Abou Fady, another resident of the camp gave Sabbagh two images to show side by side in her archive. The first was of his wife in her youth, a beautiful woman with long black hair. The second was a recent picture of her with her children. Sabbagh explains that it is difficult to identify her as the same person in the two images, which Sabbagh did not share with the speak, memory participants yesterday. In an interview with Sabbagh, Abou Fady explained how his wife was one of the few survivors of an Israeli attack on the camp with napalm gas in 1992. Therefore, Abou Fady’s gesture was a political one out of the belief in the power the archive might have as a political tool for resistance.

When Susan Meiselas started her research on the past 100 years of the history of the Kurdish community in Iraq, it was also out of belief in the power of the documentary visual image in destabilizing existing historical narratives and representations. Her narrative sought to be participatory. Most of the images are copies of personal photographs of Kurdish families, which she reproduced in their backyard. Many Kurdish families welcomed her into their homes and shared with her their memories, stories and family pictures. It seemed liberating for people to have a voice in their representation to the Western world and they willingly participated in her documentary endeavor.

It is possible that the authority of visual archives be overrated. However, archives are indeed referenced at various degrees by researchers. In their presentation of a forthcoming book -developed in response to the photographic archive at Belfast Exposed in Northern Ireland- Adam Broomberg and Oliver Chanarin attested to the used value of archives. The two artists focused on parts of the photographs that were highlighted or bordered by previous researchers, areas onto which ink was purposefully spilt and areas that were totally removed from the images. The active censorship of the archive equally shows it as a valuable resource.

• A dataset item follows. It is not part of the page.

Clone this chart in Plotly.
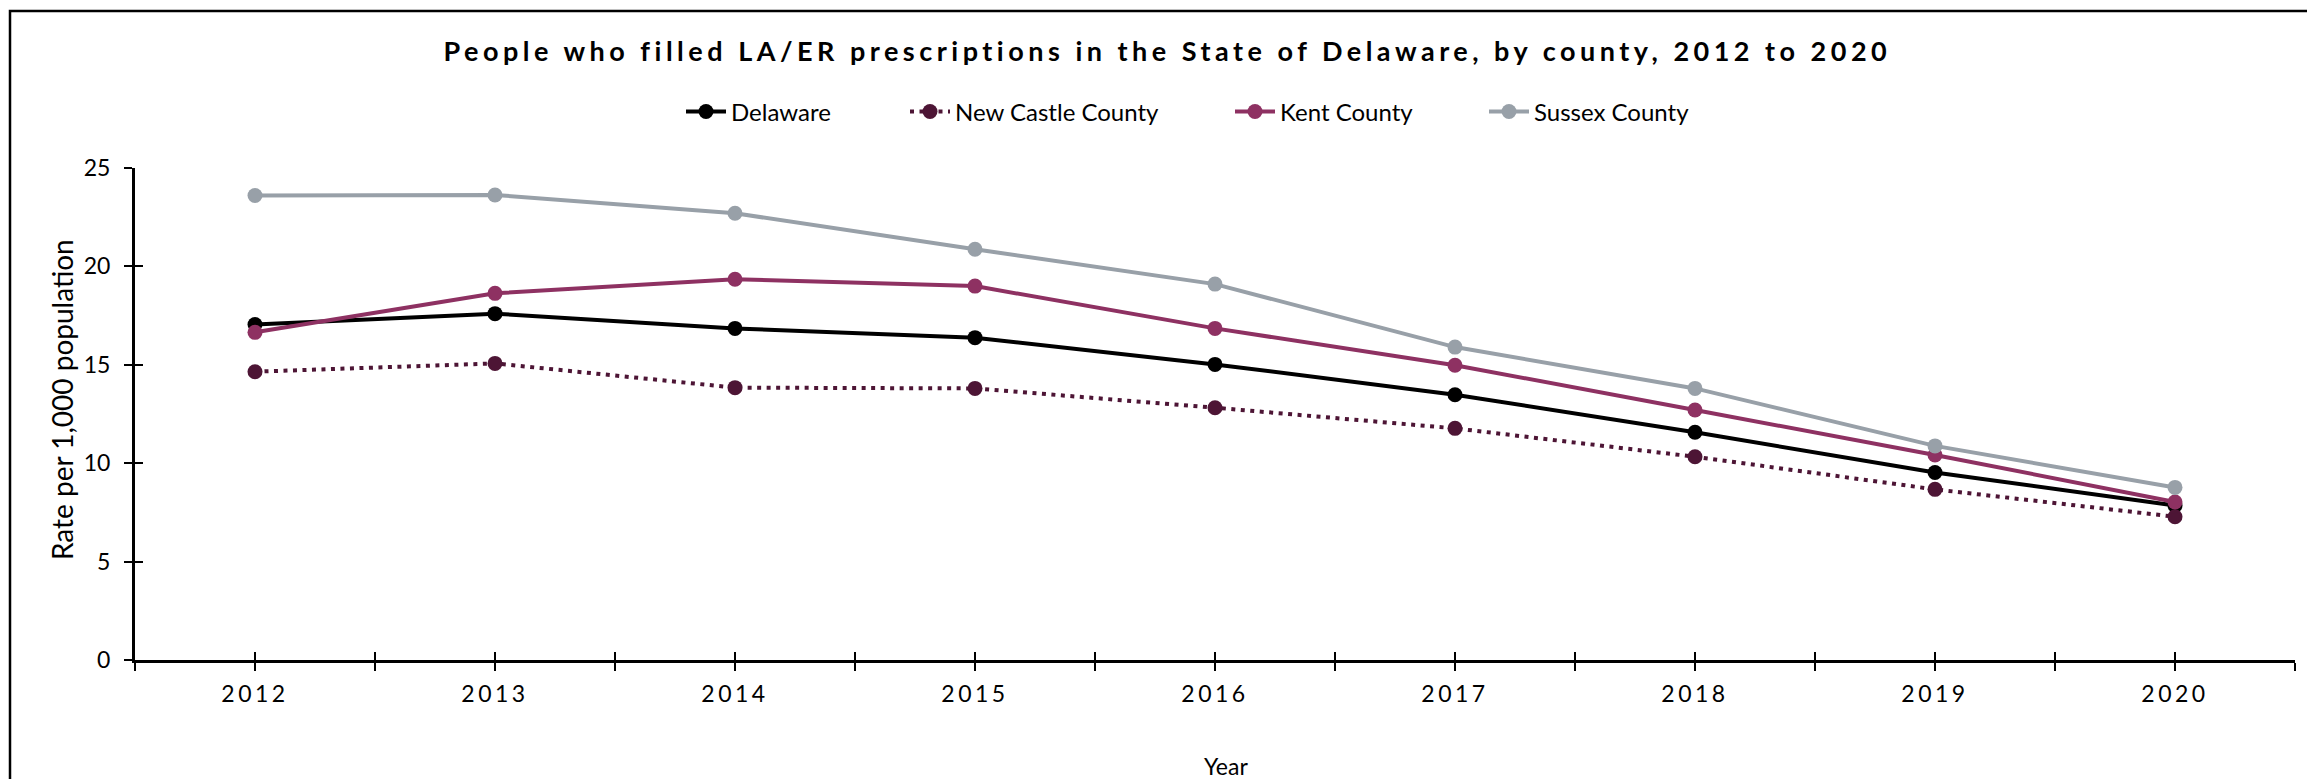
import plotly.graph_objects as go

years = [2012, 2013, 2014, 2015, 2016, 2017, 2018, 2019, 2020]
delaware = [17.05, 17.6, 16.85, 16.38, 15.02, 13.48, 11.57, 9.53, 7.85]
new_castle = [14.65, 15.07, 13.84, 13.8, 12.82, 11.77, 10.33, 8.67, 7.28]
kent = [16.65, 18.63, 19.35, 19.0, 16.85, 14.98, 12.7, 10.42, 8.03]
sussex = [23.6, 23.63, 22.7, 20.87, 19.1, 15.9, 13.8, 10.88, 8.77]

series_names = ["Delaware", "New Castle County", "Kent County", "Sussex County"]
series_values = [delaware, new_castle, kent, sussex]
series_colors = ["#000000", "#4d1535", "#8e3162", "#98a0a8"]
series_dash = ["solid", "4px,5.5px", "solid", "solid"]
legend_ids = ["legend", "legend2", "legend3", "legend4"]

title_text = "People who filled LA/ER prescriptions in the State of Delaware, by county, 2012 to 2020"
y_title = "Rate per 1,000 population"
x_title = "Year"

FONT = "Lato"
L, R, T, B = 135, 12, 168, 119
W, H = 2307, 779
PW = W - L - R
PH = H - T - B

fig = go.Figure()
for name, vals, col, dash, lg in zip(series_names, series_values, series_colors, series_dash, legend_ids):
    fig.add_trace(go.Scatter(
        x=years, y=vals, name=name, mode="lines+markers",
        line=dict(color=col, width=4, dash=dash),
        marker=dict(color=col, size=15),
        legend=lg,
    ))

# invisible trace to enable overlay axes (for crossing ticks)
fig.add_trace(go.Scatter(x=years, y=delaware, xaxis="x2", yaxis="y2",
                         mode="lines", line=dict(width=0, color="rgba(0,0,0,0)"),
                         showlegend=False, hoverinfo="skip"))

half_ticks = [y - 0.5 for y in years] + [years[-1] + 0.5]
all_ticks = sorted(set(half_ticks + years))
tick_text = [f"<span style='letter-spacing:3.5px'>{int(t)}</span>" if t == int(t) else "" for t in all_ticks]
xr = [years[0] - 0.5, years[-1] + 0.5]

# legend text start positions (px from left edge of figure)
legend_text_px = [731, 955, 1280, 1534]
TEXT_OFFSET = 50
legend_layouts = {}
for lg, px in zip(legend_ids, legend_text_px):
    legend_layouts[lg] = dict(orientation="h", x=(px - TEXT_OFFSET - L) / PW, xanchor="left",
                              y=1.114, yanchor="middle", bgcolor="rgba(0,0,0,0)", borderwidth=0,
                              font=dict(family=FONT, size=24), itemwidth=40)

fig.update_layout(
    template="none",
    width=W, height=H,
    margin=dict(l=L, r=R, t=T, b=B, autoexpand=False),
    paper_bgcolor="white", plot_bgcolor="white",
    font=dict(family=FONT, color="#000000", size=22),
    title=dict(text=f"<span style='letter-spacing:4.5px'><b>{title_text}</b></span>",
               x=0.506, xref="container", xanchor="center",
               y=1 - 52 / 779, yref="container", yanchor="middle",
               font=dict(family=FONT, size=27, color="#000000")),
    xaxis=dict(range=xr, tickmode="array", tickvals=all_ticks, ticktext=tick_text,
               ticks="outside", ticklen=8, tickwidth=2, tickcolor="#000000",
               showline=True, linecolor="#000000", linewidth=3, automargin=False,
               showgrid=False, zeroline=False, ticklabelstandoff=3,
               tickfont=dict(family=FONT, size=23)),
    yaxis=dict(range=[0, 25], tickmode="linear", tick0=0, dtick=5,
               ticks="outside", ticklen=8, tickwidth=2, tickcolor="#000000",
               showline=True, linecolor="#000000", linewidth=3, automargin=False,
               showgrid=False, zeroline=False, ticklabelstandoff=9,
               tickfont=dict(family=FONT, size=23)),
    xaxis2=dict(overlaying="x", anchor="y2", range=xr, tickmode="array", tickvals=all_ticks,
                ticks="inside", ticklen=8, tickwidth=2, tickcolor="#000000", automargin=False,
                showticklabels=False, showline=False, showgrid=False, zeroline=False, side="bottom"),
    yaxis2=dict(overlaying="y", anchor="x2", range=[0, 25], tickmode="linear", tick0=0, dtick=5,
                ticks="inside", ticklen=8, tickwidth=2, tickcolor="#000000", automargin=False,
                showticklabels=False, showline=False, showgrid=False, zeroline=False, side="left"),
    annotations=[
        dict(text=y_title, textangle=-90, xref="paper", yref="paper",
             x=(62 - L) / PW, y=(H - B - 400) / PH, xanchor="center", yanchor="middle",
             showarrow=False, font=dict(family=FONT, size=28, color="#000000")),
        dict(text=x_title, xref="paper", yref="paper",
             x=(1226 - L) / PW, y=(H - B - 766) / PH, xanchor="center", yanchor="middle",
             showarrow=False, font=dict(family=FONT, size=23, color="#000000")),
    ],
    shapes=[dict(type="rect", xref="paper", yref="paper",
                 x0=(10 - L) / PW, x1=1.05, y0=-0.4, y1=(H - B - 11) / PH,
                 line=dict(color="#000000", width=2.5), fillcolor="rgba(0,0,0,0)", layer="below")],
    showlegend=True,
    hovermode=False,
    **legend_layouts,
)

fig.write_html("out.html", config={"displayModeBar": False},
               post_script="document.body.style.margin='0px';document.body.style.overflow='hidden';")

However, the responsibilities placed on the researchers and archivists remain immense between meeting the expectations of groups who contributed or are represented in the archive and meeting their own artistic interests. Sometimes despite all efforts, projects might backfire as the artists do not have full control on the material once it is published. For instance, Meiselas continues to wonder if the representation of the Kurds in her book Kurdistan in the Shadow of History might have played a role in the American invasion of Iraq in 2003. Sabbagh has currently put a halt onto her research and does not share the images she has for fear of feeding into stereotypical representations and flattening the lives of Palestinian refugees. Other initiatives emphasize the idea of a curated artistic project over representation such as the Bidoun Library exhibition by Bidoun Projects. Through their latest issue of Bidoun magazine and notebooks in the gallery space, Bidoun conveys its reading of the library while leaving room for others to accept or reject that reading. Most research projects and archives in the cultural field mix the roles of curator and archivist often wearing more than one hat to best reflect the interests of their subjects as well as their curatorial views; the creative is mixed with the representational leaving room for interpretation and debate rather than giving a definite answer.